Exercise instructions: Without the pictures, set down every line of the data exactly.

Given material:

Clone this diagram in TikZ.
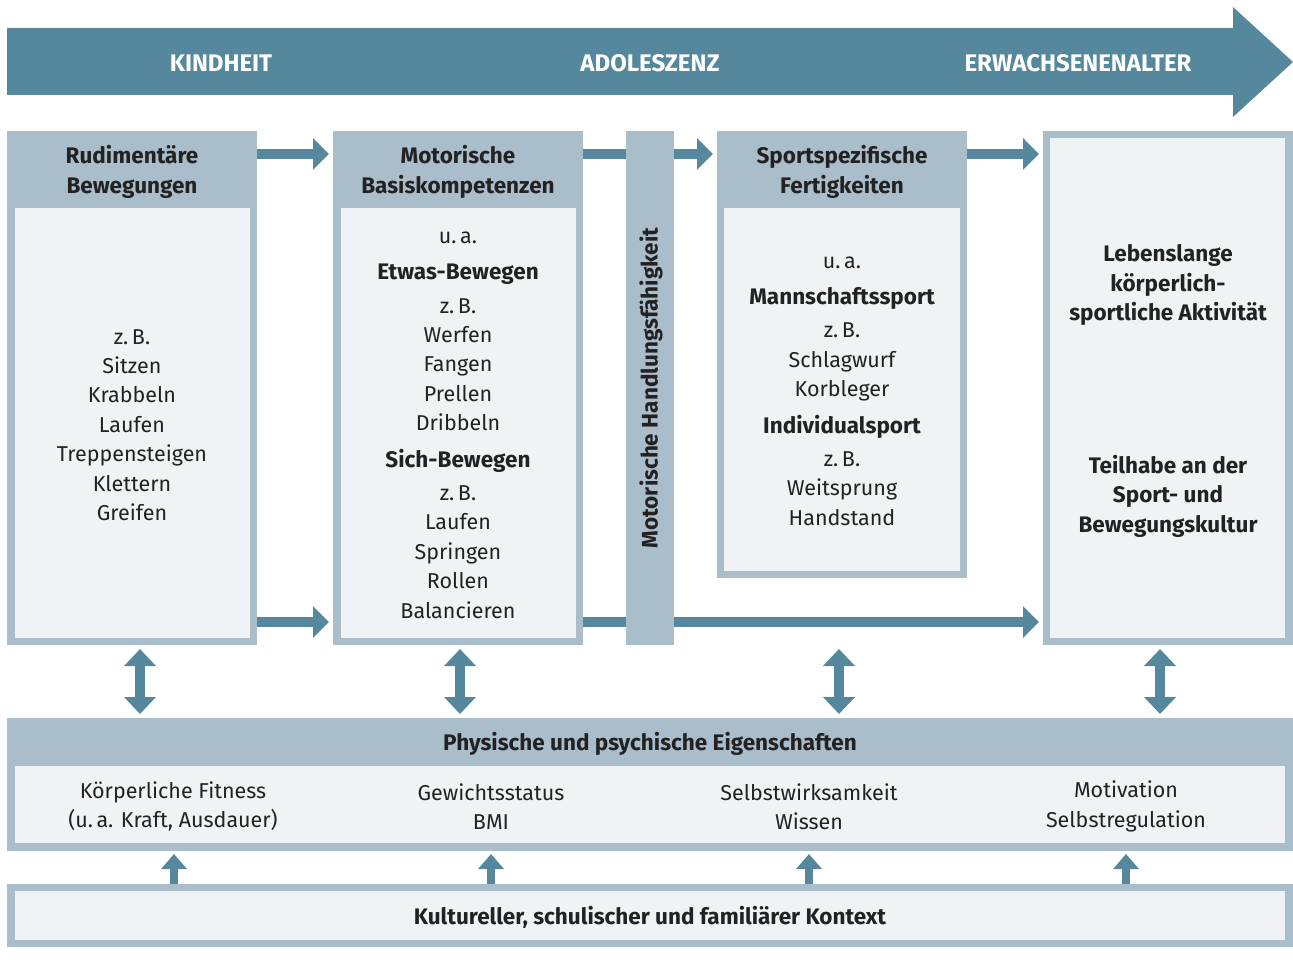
\documentclass[tikz,border=0pt]{standalone}
\usepackage{fontspec}
\setmainfont{Fira Sans}
\usetikzlibrary{arrows.meta}
\definecolor{teal}{HTML}{55889D}
\definecolor{boxc}{HTML}{AABDCB}
\definecolor{innerc}{HTML}{EFF3F6}
\definecolor{txt}{HTML}{222222}
\newcommand{\bt}[1]{{\fontsize{22.5}{29.4}\selectfont\bfseries #1}}
\tikzset{
  outerbox/.style={fill=boxc, draw=none, inner sep=0pt, anchor=north west},
  innerbox/.style={fill=innerc, draw=none},
  body/.style={font=\fontsize{21.5}{29.4}\selectfont, text=txt, align=center, inner sep=0pt},
  head/.style={font=\fontsize{22.5}{29.4}\selectfont\bfseries, text=txt, align=center, inner sep=0pt},
  age/.style={font=\fontsize{24}{28}\selectfont\bfseries, text=white, inner sep=0pt},
  arr/.style={draw=teal, line width=10pt, -{Triangle[length=16pt,width=31pt]}},
  link/.style={draw=teal, line width=10pt},
  darr/.style={draw=teal, line width=10pt, {Triangle[length=17pt,width=31pt]}-{Triangle[length=17pt,width=31pt]}},
  uarr/.style={draw=teal, line width=8pt, -{Triangle[length=15pt,width=25pt]}},
}
\begin{document}
\begin{tikzpicture}[x=1pt,y=-1pt]
\useasboundingbox (0,0) rectangle (1293,973);
% top timeline arrow
\fill[teal] (7,28) -- (1233,28) -- (1233,7) -- (1293,62) -- (1233,117) -- (1233,95) -- (7,95) -- cycle;
\node[age] (kind) at (221,63) {KINDHEIT};
\node[age] (adol) at (650,63) {ADOLESZENZ};
\node[age] (erw) at (1078,63) {ERWACHSENENALTER};

% boxes
\node[outerbox, minimum width=250pt, minimum height=514pt] (b1) at (7,131) {};
\fill[innerbox] (15,208) rectangle (250,638);
\node[outerbox, minimum width=250pt, minimum height=514pt] (b2) at (333,131) {};
\fill[innerbox] (341,208) rectangle (576,638);
\node[outerbox, minimum width=48pt, minimum height=514pt] (bar) at (626,131) {};
\node[outerbox, minimum width=250pt, minimum height=447pt] (b3) at (717,131) {};
\fill[innerbox] (724,208) rectangle (960,571);
\node[outerbox, minimum width=250pt, minimum height=514pt] (b5) at (1043,131) {};
\fill[innerbox] (1050,138) rectangle (1285,638);

% headers
\node[head] (h1) at (132,172) {Rudimentäre\\Bewegungen};
\node[head] (h2) at (458,172) {Motorische\\Basiskompetenzen};
\node[head] (h3) at (842,172) {Sportspezifische\\Fertigkeiten};
\node[head, rotate=90] (hbar) at (651,388) {Motorische Handlungsfähigkeit};

% contents
\node[body] (t1) at (132,425) {z.\,B.\\Sitzen\\Krabbeln\\Laufen\\Treppensteigen\\Klettern\\Greifen};
\node[body] (t2) at (458,425) {u.\,a.\\[7pt]\bt{Etwas-Bewegen}\\[4pt]z.\,B.\\Werfen\\Fangen\\Prellen\\Dribbeln\\[7pt]\bt{Sich-Bewegen}\\[4pt]z.\,B.\\Laufen\\Springen\\Rollen\\Balancieren};
\node[body] (t3) at (842,391) {u.\,a.\\[7pt]\bt{Mannschaftssport}\\[4pt]z.\,B.\\Schlagwurf\\Korbleger\\[7pt]\bt{Individualsport}\\[4pt]z.\,B.\\Weitsprung\\Handstand};
\node[head] (t5a) at (1168,285) {Lebenslange\\körperlich-\\sportliche Aktivität};
\node[head] (t5b) at (1168,496) {Teilhabe an der\\Sport- und\\Bewegungskultur};

% horizontal arrows
\coordinate (ya) at (0,154);
\coordinate (yb) at (0,622);
\draw[arr, shorten >=4pt] (b1.east |- ya) -- (b2.west |- ya);
\draw[arr, shorten >=4pt] (b1.east |- yb) -- (b2.west |- yb);
\draw[link] (b2.east |- ya) -- (bar.west |- ya);
\draw[link] (b2.east |- yb) -- (bar.west |- yb);
\draw[arr, shorten >=4pt] (bar.east |- ya) -- (b3.west |- ya);
\draw[arr, shorten >=4pt] (b3.east |- ya) -- (b5.west |- ya);
\draw[arr, shorten >=4pt] (bar.east |- yb) -- (b5.west |- yb);

% bottom section
\node[outerbox, minimum width=1286pt, minimum height=133pt] (pe) at (7,718) {};
\fill[innerbox] (15,766) rectangle (1285,843);
\node[head] (peh) at (650,744) {Physische und psychische Eigenschaften};
\node[body] (p1) at (173,806.5) {Körperliche Fitness\\(u.\,a. Kraft, Ausdauer)};
\node[body] (p2) at (491,806.5) {Gewichtsstatus\\BMI};
\node[body] (p3) at (809,806.5) {Selbstwirksamkeit\\Wissen};
\node[body] (p4) at (1126,806.5) {Motivation\\Selbstregulation};

\node[outerbox, minimum width=1286pt, minimum height=63pt] (kx) at (7,884) {};
\fill[innerbox] (15,891) rectangle (1285,940);
\node[head] (kxt) at (650,917) {Kultureller, schulischer und familiärer Kontext};

% vertical double arrows
\foreach \x/\n in {140/1,460/2,839/3,1160/4}{
  \coordinate (dt\n) at (\x,645);
  \coordinate (db\n) at (\x,718);
  \draw[darr, shorten <=4pt, shorten >=4pt] (dt\n) -- (db\n);
}
% up arrows
\foreach \x/\n in {174/1,491/2,809/3,1126/4}{
  \coordinate (us\n) at (\x,884);
  \coordinate (ue\n) at (\x,851);
  \draw[uarr, shorten >=3pt] (us\n) -- (ue\n);
}
\end{tikzpicture}
\end{document}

Task output:
Clone this diagram in TikZ.
\documentclass[tikz,border=0pt]{standalone}
\usepackage{fontspec}
\setmainfont{Fira Sans}
\usetikzlibrary{arrows.meta}
\definecolor{teal}{HTML}{55889D}
\definecolor{boxc}{HTML}{AABDCB}
\definecolor{innerc}{HTML}{EFF3F6}
\definecolor{txt}{HTML}{222222}
\newcommand{\bt}[1]{{\fontsize{22.5}{29.4}\selectfont\bfseries #1}}
\tikzset{
  outerbox/.style={fill=boxc, draw=none, inner sep=0pt, anchor=north west},
  innerbox/.style={fill=innerc, draw=none},
  body/.style={font=\fontsize{21.5}{29.4}\selectfont, text=txt, align=center, inner sep=0pt},
  head/.style={font=\fontsize{22.5}{29.4}\selectfont\bfseries, text=txt, align=center, inner sep=0pt},
  age/.style={font=\fontsize{24}{28}\selectfont\bfseries, text=white, inner sep=0pt},
  arr/.style={draw=teal, line width=10pt, -{Triangle[length=16pt,width=31pt]}},
  link/.style={draw=teal, line width=10pt},
  darr/.style={draw=teal, line width=10pt, {Triangle[length=17pt,width=31pt]}-{Triangle[length=17pt,width=31pt]}},
  uarr/.style={draw=teal, line width=8pt, -{Triangle[length=15pt,width=25pt]}},
}
\begin{document}
\begin{tikzpicture}[x=1pt,y=-1pt]
\useasboundingbox (0,0) rectangle (1293,973);
% top timeline arrow
\fill[teal] (7,28) -- (1233,28) -- (1233,7) -- (1293,62) -- (1233,117) -- (1233,95) -- (7,95) -- cycle;
\node[age] (kind) at (221,63) {KINDHEIT};
\node[age] (adol) at (650,63) {ADOLESZENZ};
\node[age] (erw) at (1078,63) {ERWACHSENENALTER};

% boxes
\node[outerbox, minimum width=250pt, minimum height=514pt] (b1) at (7,131) {};
\fill[innerbox] (15,208) rectangle (250,638);
\node[outerbox, minimum width=250pt, minimum height=514pt] (b2) at (333,131) {};
\fill[innerbox] (341,208) rectangle (576,638);
\node[outerbox, minimum width=48pt, minimum height=514pt] (bar) at (626,131) {};
\node[outerbox, minimum width=250pt, minimum height=447pt] (b3) at (717,131) {};
\fill[innerbox] (724,208) rectangle (960,571);
\node[outerbox, minimum width=250pt, minimum height=514pt] (b5) at (1043,131) {};
\fill[innerbox] (1050,138) rectangle (1285,638);

% headers
\node[head] (h1) at (132,172) {Rudimentäre\\Bewegungen};
\node[head] (h2) at (458,172) {Motorische\\Basiskompetenzen};
\node[head] (h3) at (842,172) {Sportspezifische\\Fertigkeiten};
\node[head, rotate=90] (hbar) at (651,388) {Motorische Handlungsfähigkeit};

% contents
\node[body] (t1) at (132,425) {z.\,B.\\Sitzen\\Krabbeln\\Laufen\\Treppensteigen\\Klettern\\Greifen};
\node[body] (t2) at (458,425) {u.\,a.\\[7pt]\bt{Etwas-Bewegen}\\[4pt]z.\,B.\\Werfen\\Fangen\\Prellen\\Dribbeln\\[7pt]\bt{Sich-Bewegen}\\[4pt]z.\,B.\\Laufen\\Springen\\Rollen\\Balancieren};
\node[body] (t3) at (842,391) {u.\,a.\\[7pt]\bt{Mannschaftssport}\\[4pt]z.\,B.\\Schlagwurf\\Korbleger\\[7pt]\bt{Individualsport}\\[4pt]z.\,B.\\Weitsprung\\Handstand};
\node[head] (t5a) at (1168,285) {Lebenslange\\körperlich-\\sportliche Aktivität};
\node[head] (t5b) at (1168,496) {Teilhabe an der\\Sport- und\\Bewegungskultur};

% horizontal arrows
\coordinate (ya) at (0,154);
\coordinate (yb) at (0,622);
\draw[arr, shorten >=4pt] (b1.east |- ya) -- (b2.west |- ya);
\draw[arr, shorten >=4pt] (b1.east |- yb) -- (b2.west |- yb);
\draw[link] (b2.east |- ya) -- (bar.west |- ya);
\draw[link] (b2.east |- yb) -- (bar.west |- yb);
\draw[arr, shorten >=4pt] (bar.east |- ya) -- (b3.west |- ya);
\draw[arr, shorten >=4pt] (b3.east |- ya) -- (b5.west |- ya);
\draw[arr, shorten >=4pt] (bar.east |- yb) -- (b5.west |- yb);

% bottom section
\node[outerbox, minimum width=1286pt, minimum height=133pt] (pe) at (7,718) {};
\fill[innerbox] (15,766) rectangle (1285,843);
\node[head] (peh) at (650,744) {Physische und psychische Eigenschaften};
\node[body] (p1) at (173,806.5) {Körperliche Fitness\\(u.\,a. Kraft, Ausdauer)};
\node[body] (p2) at (491,806.5) {Gewichtsstatus\\BMI};
\node[body] (p3) at (809,806.5) {Selbstwirksamkeit\\Wissen};
\node[body] (p4) at (1126,806.5) {Motivation\\Selbstregulation};

\node[outerbox, minimum width=1286pt, minimum height=63pt] (kx) at (7,884) {};
\fill[innerbox] (15,891) rectangle (1285,940);
\node[head] (kxt) at (650,917) {Kultureller, schulischer und familiärer Kontext};

% vertical double arrows
\foreach \x/\n in {140/1,460/2,839/3,1160/4}{
  \coordinate (dt\n) at (\x,645);
  \coordinate (db\n) at (\x,718);
  \draw[darr, shorten <=4pt, shorten >=4pt] (dt\n) -- (db\n);
}
% up arrows
\foreach \x/\n in {174/1,491/2,809/3,1126/4}{
  \coordinate (us\n) at (\x,884);
  \coordinate (ue\n) at (\x,851);
  \draw[uarr, shorten >=3pt] (us\n) -- (ue\n);
}
\end{tikzpicture}
\end{document}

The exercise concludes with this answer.